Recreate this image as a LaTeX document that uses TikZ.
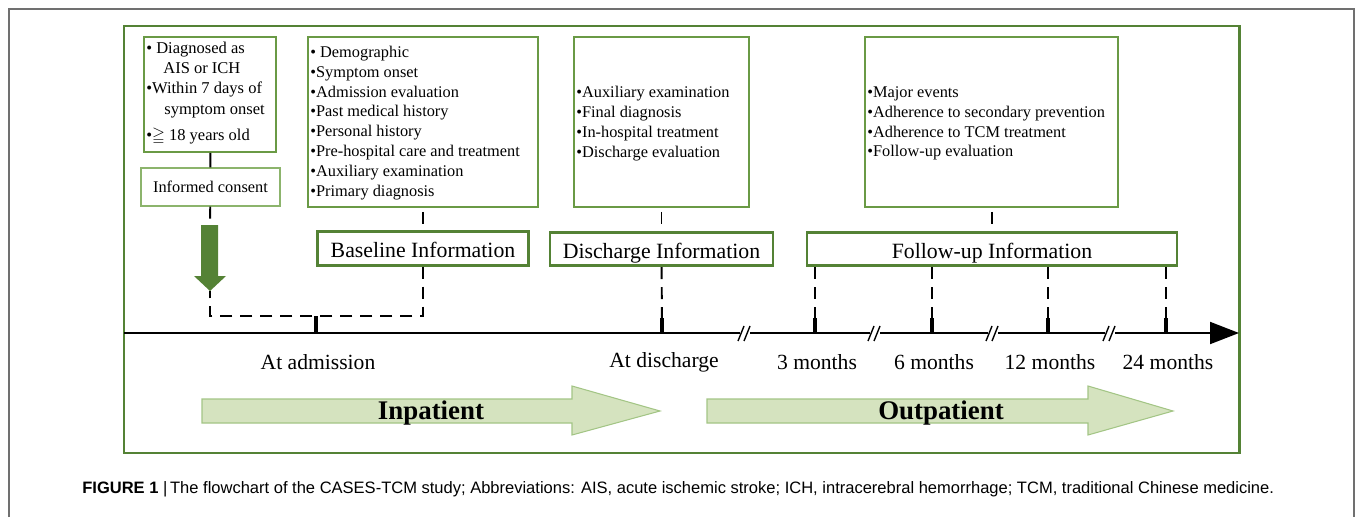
\documentclass[tikz,border=0pt]{standalone}
\usepackage{fontspec}
\usepackage{amssymb}
\setmainfont{Liberation Serif}
\newfontfamily\capfont{Liberation Sans}
\usetikzlibrary{arrows.meta}

\definecolor{framegreen}{HTML}{548235}
\definecolor{boxgreen}{HTML}{6A9A45}
\definecolor{lightgreen}{HTML}{8CB46C}
\definecolor{arrowfill}{HTML}{D5E3BF}
\definecolor{arrowdraw}{HTML}{A3C585}
\definecolor{outergray}{HTML}{707070}

\tikzset{
  detailbox/.style={draw=boxgreen, line width=0.9pt, inner sep=0pt},
  detailtext/.style={anchor=west, align=left, inner sep=0pt, font=\fontsize{9.3}{11.3}\selectfont},
  titlebox/.style={draw=framegreen, line width=1.6pt, inner sep=0pt, minimum height=0.67cm,
    text height=11pt, text depth=0.4pt, font=\fontsize{12.4}{14}\selectfont},
  dashline/.style={line width=1.1pt, dash pattern=on 0.24cm off 0.16cm},
  shortdash/.style={dashline, dash phase=0.32cm},
  tickline/.style={line width=1.8pt},
  timelabel/.style={font=\fontsize{12.3}{14}\selectfont},
  phase/.style={fill=arrowfill, draw=arrowdraw, line width=0.6pt},
  phaselabel/.style={font=\bfseries\fontsize{15.3}{18}\selectfont},
}

\begin{document}
\begin{tikzpicture}[x=0.02cm, y=-0.02cm]
    \useasboundingbox (0,0) rectangle (1355,517);

    % Page frame and caption
    \draw[outergray, line width=0.7pt] (9,517) -- (9,9) -- (1354,9) -- (1354,517);
    \node[anchor=west, inner sep=0pt, font=\capfont\fontsize{9.4}{11}\selectfont] (caption) at (82,489)
        {\textbf{FIGURE 1} |\,The flowchart of the CASES-TCM study; Abbreviations: AIS, acute ischemic stroke; ICH, intracerebral hemorrhage; TCM, traditional Chinese medicine.};

    % Green frame
    \draw[framegreen, line width=1.7pt] (124,26) rectangle (1239,453);

    % Inclusion and consent
    \node[detailbox, minimum width=2.64cm, minimum height=2.30cm] (crit) at (210,94.5) {};
    \node[detailtext, font=\fontsize{9.4}{11.6}\selectfont] (crittext) at (146,93)
        {\textbullet\ Diagnosed as\\\hspace*{0.34cm}AIS or ICH\\\textbullet Within 7 days of\\\hspace*{0.36cm}symptom onset\\[3pt]\textbullet$\geqq$ 18 years old};
    \node[draw=lightgreen, line width=0.6pt, minimum width=2.78cm, minimum height=0.76cm,
        font=\fontsize{9.3}{11}\selectfont] (consent) at (210.5,187) {Informed consent};

    % Detail boxes
    \node[detailbox, minimum width=4.60cm, minimum height=3.40cm] (demo) at (423,122) {};
    \node[detailtext] (demotext) at (310,123)
        {\textbullet\ Demographic\\\textbullet Symptom onset\\\textbullet Admission evaluation\\\textbullet Past medical history\\\textbullet Personal history\\\textbullet Pre-hospital care and treatment\\\textbullet Auxiliary examination\\\textbullet Primary diagnosis};

    \node[detailbox, minimum width=3.50cm, minimum height=3.40cm] (disc) at (661.5,122) {};
    \node[detailtext] (disctext) at (576,123.5)
        {\textbullet Auxiliary examination\\\textbullet Final diagnosis\\\textbullet In-hospital treatment\\\textbullet Discharge evaluation};

    \node[detailbox, minimum width=5.06cm, minimum height=3.40cm] (fup) at (991.5,122) {};
    \node[detailtext] (fuptext) at (867,123.5)
        {\textbullet Major events\\\textbullet Adherence to secondary prevention\\\textbullet Adherence to TCM treatment\\\textbullet Follow-up evaluation};

    % Information titles
    \node[titlebox, minimum width=4.22cm] (baseline) at (423,248.5) {Baseline Information};
    \node[titlebox, minimum width=4.46cm] (dischinfo) at (661.5,249) {Discharge Information};
    \node[titlebox, minimum width=7.40cm] (fupinfo) at (992,249) {Follow-up Information};

    % Down arrow
    \coordinate (darrtop) at (210,225);
    \coordinate (darrtip) at (210,291);
    \fill[framegreen] (201,225) -- (218,225) -- (218,276) -- (226,276) -- (darrtip) -- (194,276) -- (201,276) -- cycle;

    % Timeline
    \coordinate (axisstart) at (124,333);
    \coordinate (axisend) at (1239,333);
    \draw[line width=1.1pt, -{Triangle[length=0.58cm, width=0.44cm]}] (axisstart) -- (axisend);

    \foreach \name/\x/\lab in {adm/316/At admission, dis/662/At discharge, m3/815/3 months,
                               m6/932/6 months, m12/1048/12 months, m24/1166/24 months} {
        \coordinate (t\name) at (\x,333);
        \draw[tickline] (\x,318) -- (t\name);
        \node[timelabel] (l\name) at (\x+2,362) {\lab};
    }

    % Breaks
    \foreach \b in {745,875,993,1110} {
        \fill[white] (\b-5,329) rectangle (\b+5,337);
        \draw[line width=0.8pt] (\b-7,341) -- (\b-1,326) (\b-1,341) -- (\b+5,326);
    }

    % Connectors
    \draw[line width=1.1pt] (crit) -- (consent);
    \draw[dashline] (consent) -- (darrtop);
    \draw[shortdash] (demo) -- (baseline);
    \coordinate (admjoin) at (316,316);
    \draw[dashline] (baseline.south) |- (admjoin) -| (darrtip);
    \draw[tickline] (admjoin) -- (tadm);
    \draw[shortdash] (disc) -- (dischinfo);
    \draw[dashline] (dischinfo) -- (tdis);
    \draw[shortdash] (fup.south -| fupinfo) -- (fupinfo);
    \foreach \t in {m3,m6,m12,m24}
        \draw[dashline] (fupinfo.south -| t\t) -- (t\t);

    % Phases
    \draw[phase] (202,399) -- (572,399) -- (572,386) -- (660,411) -- (572,435) -- (572,423) -- (202,423) -- cycle;
    \node[phaselabel] (inpat) at (431,413) {Inpatient};
    \draw[phase] (707,399) -- (1088,399) -- (1088,386) -- (1173,411) -- (1088,435) -- (1088,423) -- (707,423) -- cycle;
    \node[phaselabel] (outpat) at (941,413) {Outpatient};
\end{tikzpicture}
\end{document}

===

- WRITTEN PROBLEM:
Leave out the pictures and transcribe everything else exactly.

- SOLUTION FOR THIS EXERCISE:
Recreate this image as a LaTeX document that uses TikZ.
\documentclass[tikz,border=0pt]{standalone}
\usepackage{fontspec}
\usepackage{amssymb}
\setmainfont{Liberation Serif}
\newfontfamily\capfont{Liberation Sans}
\usetikzlibrary{arrows.meta}

\definecolor{framegreen}{HTML}{548235}
\definecolor{boxgreen}{HTML}{6A9A45}
\definecolor{lightgreen}{HTML}{8CB46C}
\definecolor{arrowfill}{HTML}{D5E3BF}
\definecolor{arrowdraw}{HTML}{A3C585}
\definecolor{outergray}{HTML}{707070}

\tikzset{
  detailbox/.style={draw=boxgreen, line width=0.9pt, inner sep=0pt},
  detailtext/.style={anchor=west, align=left, inner sep=0pt, font=\fontsize{9.3}{11.3}\selectfont},
  titlebox/.style={draw=framegreen, line width=1.6pt, inner sep=0pt, minimum height=0.67cm,
    text height=11pt, text depth=0.4pt, font=\fontsize{12.4}{14}\selectfont},
  dashline/.style={line width=1.1pt, dash pattern=on 0.24cm off 0.16cm},
  shortdash/.style={dashline, dash phase=0.32cm},
  tickline/.style={line width=1.8pt},
  timelabel/.style={font=\fontsize{12.3}{14}\selectfont},
  phase/.style={fill=arrowfill, draw=arrowdraw, line width=0.6pt},
  phaselabel/.style={font=\bfseries\fontsize{15.3}{18}\selectfont},
}

\begin{document}
\begin{tikzpicture}[x=0.02cm, y=-0.02cm]
    \useasboundingbox (0,0) rectangle (1355,517);

    % Page frame and caption
    \draw[outergray, line width=0.7pt] (9,517) -- (9,9) -- (1354,9) -- (1354,517);
    \node[anchor=west, inner sep=0pt, font=\capfont\fontsize{9.4}{11}\selectfont] (caption) at (82,489)
        {\textbf{FIGURE 1} |\,The flowchart of the CASES-TCM study; Abbreviations: AIS, acute ischemic stroke; ICH, intracerebral hemorrhage; TCM, traditional Chinese medicine.};

    % Green frame
    \draw[framegreen, line width=1.7pt] (124,26) rectangle (1239,453);

    % Inclusion and consent
    \node[detailbox, minimum width=2.64cm, minimum height=2.30cm] (crit) at (210,94.5) {};
    \node[detailtext, font=\fontsize{9.4}{11.6}\selectfont] (crittext) at (146,93)
        {\textbullet\ Diagnosed as\\\hspace*{0.34cm}AIS or ICH\\\textbullet Within 7 days of\\\hspace*{0.36cm}symptom onset\\[3pt]\textbullet$\geqq$ 18 years old};
    \node[draw=lightgreen, line width=0.6pt, minimum width=2.78cm, minimum height=0.76cm,
        font=\fontsize{9.3}{11}\selectfont] (consent) at (210.5,187) {Informed consent};

    % Detail boxes
    \node[detailbox, minimum width=4.60cm, minimum height=3.40cm] (demo) at (423,122) {};
    \node[detailtext] (demotext) at (310,123)
        {\textbullet\ Demographic\\\textbullet Symptom onset\\\textbullet Admission evaluation\\\textbullet Past medical history\\\textbullet Personal history\\\textbullet Pre-hospital care and treatment\\\textbullet Auxiliary examination\\\textbullet Primary diagnosis};

    \node[detailbox, minimum width=3.50cm, minimum height=3.40cm] (disc) at (661.5,122) {};
    \node[detailtext] (disctext) at (576,123.5)
        {\textbullet Auxiliary examination\\\textbullet Final diagnosis\\\textbullet In-hospital treatment\\\textbullet Discharge evaluation};

    \node[detailbox, minimum width=5.06cm, minimum height=3.40cm] (fup) at (991.5,122) {};
    \node[detailtext] (fuptext) at (867,123.5)
        {\textbullet Major events\\\textbullet Adherence to secondary prevention\\\textbullet Adherence to TCM treatment\\\textbullet Follow-up evaluation};

    % Information titles
    \node[titlebox, minimum width=4.22cm] (baseline) at (423,248.5) {Baseline Information};
    \node[titlebox, minimum width=4.46cm] (dischinfo) at (661.5,249) {Discharge Information};
    \node[titlebox, minimum width=7.40cm] (fupinfo) at (992,249) {Follow-up Information};

    % Down arrow
    \coordinate (darrtop) at (210,225);
    \coordinate (darrtip) at (210,291);
    \fill[framegreen] (201,225) -- (218,225) -- (218,276) -- (226,276) -- (darrtip) -- (194,276) -- (201,276) -- cycle;

    % Timeline
    \coordinate (axisstart) at (124,333);
    \coordinate (axisend) at (1239,333);
    \draw[line width=1.1pt, -{Triangle[length=0.58cm, width=0.44cm]}] (axisstart) -- (axisend);

    \foreach \name/\x/\lab in {adm/316/At admission, dis/662/At discharge, m3/815/3 months,
                               m6/932/6 months, m12/1048/12 months, m24/1166/24 months} {
        \coordinate (t\name) at (\x,333);
        \draw[tickline] (\x,318) -- (t\name);
        \node[timelabel] (l\name) at (\x+2,362) {\lab};
    }

    % Breaks
    \foreach \b in {745,875,993,1110} {
        \fill[white] (\b-5,329) rectangle (\b+5,337);
        \draw[line width=0.8pt] (\b-7,341) -- (\b-1,326) (\b-1,341) -- (\b+5,326);
    }

    % Connectors
    \draw[line width=1.1pt] (crit) -- (consent);
    \draw[dashline] (consent) -- (darrtop);
    \draw[shortdash] (demo) -- (baseline);
    \coordinate (admjoin) at (316,316);
    \draw[dashline] (baseline.south) |- (admjoin) -| (darrtip);
    \draw[tickline] (admjoin) -- (tadm);
    \draw[shortdash] (disc) -- (dischinfo);
    \draw[dashline] (dischinfo) -- (tdis);
    \draw[shortdash] (fup.south -| fupinfo) -- (fupinfo);
    \foreach \t in {m3,m6,m12,m24}
        \draw[dashline] (fupinfo.south -| t\t) -- (t\t);

    % Phases
    \draw[phase] (202,399) -- (572,399) -- (572,386) -- (660,411) -- (572,435) -- (572,423) -- (202,423) -- cycle;
    \node[phaselabel] (inpat) at (431,413) {Inpatient};
    \draw[phase] (707,399) -- (1088,399) -- (1088,386) -- (1173,411) -- (1088,435) -- (1088,423) -- (707,423) -- cycle;
    \node[phaselabel] (outpat) at (941,413) {Outpatient};
\end{tikzpicture}
\end{document}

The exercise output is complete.